See this in conjunction with the recent appointments of Vinay Katiyar, Shiv Sena's Manohar Joshi, the BJP A-team of hardliners and Advani loyalists in the party and the pieces seem to fit.

It's going to be back to hardcore Hinduttva in the upcoming polls. Early 2003, Gujarat and Himachal Pradesh would be going to polls. Later the same year, assembly elections are due in Rajasthan, Madhya Pradesh, Delhi and Chhattisgarh. Early 2004, state assemblies like Orissa, Karnataka and Bihar will go to polls and by September-October 2004, general elections are due.

Successor?
"The move should not be seen as paving the way for a successor to Vajpayee as both of us are of the same age group ... He Vajpayee, Khushabhau Thakre and I are all over 70 years of age and any question of a successor would have to fall on a younger leader."

While Vajpayee is on record that he would not like to contest the next elections, Advani says BJP thinks otherwise. "My view on this is firm and I believe that he (Vajpayee) will abide by it," he says, and hopes that Vajpayee will "lead us for a long, long time."

Ideologue to strategist
When questioned closely about his "hardline" image, and his identification with being the architect of the ram-janambhumi movement, of being an "ideological mascot" of BJP, Advani doesn't shy away from underlining his commitment to the BJP ideology, but swears by the compulsions of coalition politics which necessitate working within a commonly agreed programme.

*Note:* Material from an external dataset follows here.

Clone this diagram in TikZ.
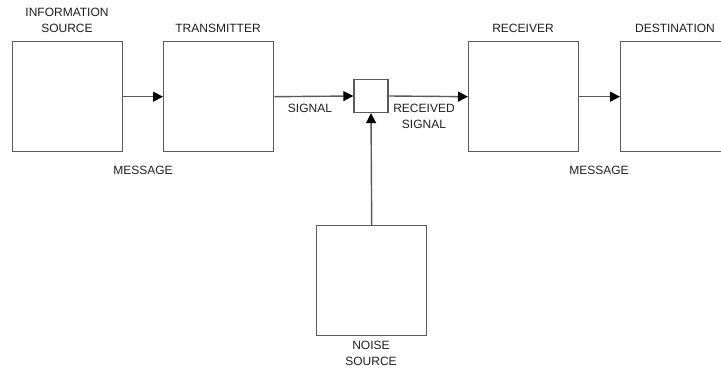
\documentclass[tikz,border=0pt]{standalone}
\usepackage{fontspec}
\setmainfont{Liberation Sans}
\usetikzlibrary{arrows.meta}
\definecolor{lc}{RGB}{90,90,90}
\definecolor{tc}{RGB}{30,30,30}
\begin{document}
\begin{tikzpicture}[x=1pt,y=-1pt,
  box/.style={draw=lc,line width=1.4pt,minimum width=110pt,minimum height=110pt,inner sep=0pt,anchor=north west},
  lbl/.style={text=tc,font=\fontsize{12}{16}\selectfont,align=center,inner sep=0pt},
  conn/.style={draw=lc,line width=1.4pt,-{Triangle[length=10pt,width=10pt,color=black]}}]
\useasboundingbox (0,0) rectangle (721,371);
\node[box] (info) at (12,41) {};
\node[box] (trans) at (163,41) {};
\node[box] (recv) at (468,41) {};
\node[box] (dest) at (620,41) {};
\node[box] (noise) at (316,225) {};
\node[draw=lc,line width=1.4pt,minimum width=34pt,minimum height=33pt,inner sep=0pt] (mix) at (371,96) {};
\draw[conn] (info.east) -- (trans.west);
\draw[conn] (trans.east) -- (mix.west);
\draw[conn] (mix.east) -- (recv.west);
\draw[conn] (recv.east) -- (dest.west);
\draw[conn] (noise.north) -- (mix.south);
\node[lbl] (tinfo) at (67,20) {INFORMATION\\SOURCE};
\node[lbl] (ttrans) at (218,28) {TRANSMITTER};
\node[lbl] (trecv) at (523,28) {RECEIVER};
\node[lbl] (tdest) at (675,28) {DESTINATION};
\node[lbl] (msg1) at (143,170) {MESSAGE};
\node[lbl] (msg2) at (599,170) {MESSAGE};
\node[lbl] (sig) at (310,108) {SIGNAL};
\node[lbl] (rsig) at (424,116) {RECEIVED\\SIGNAL};
\node[lbl] (tnoise) at (371,353) {NOISE\\SOURCE};
\end{tikzpicture}
\end{document}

.It's a matter of nuances, says the deputy prime minister, and says he is proud of what he has done to bring his party to the position it is in. And as always, he is clear about the image, that while it may not have been fair to him personally, it "has helped the cause of the party". Indeed, hearing him speak seems that the deputy prime minister has a compulsive need to suggest that de facto, there is no difference in the way he and the prime minister think, that it has always been a grand strategy, as if, where prudent moves have been made keeping real politik in mind.

Mr. Advaniji's parting short to Rajdeep Sardesai of NDTV in the interview telecast today was revealing: "If anything, it removes illusions about Vajpayeeji."

So one way of seeing it would be to see it the Congress way -- that it is the degrading of Vajpayee. The other is to see it the BJP-Sangh way -- they have moved one step closer in the smooth transition to the successor. If nothing else, the coming state polls before the 2004 general elections will prove to be a good experiment with the hardliners in command, giving BJP time to adjust and fine-tune its 2004 campaign.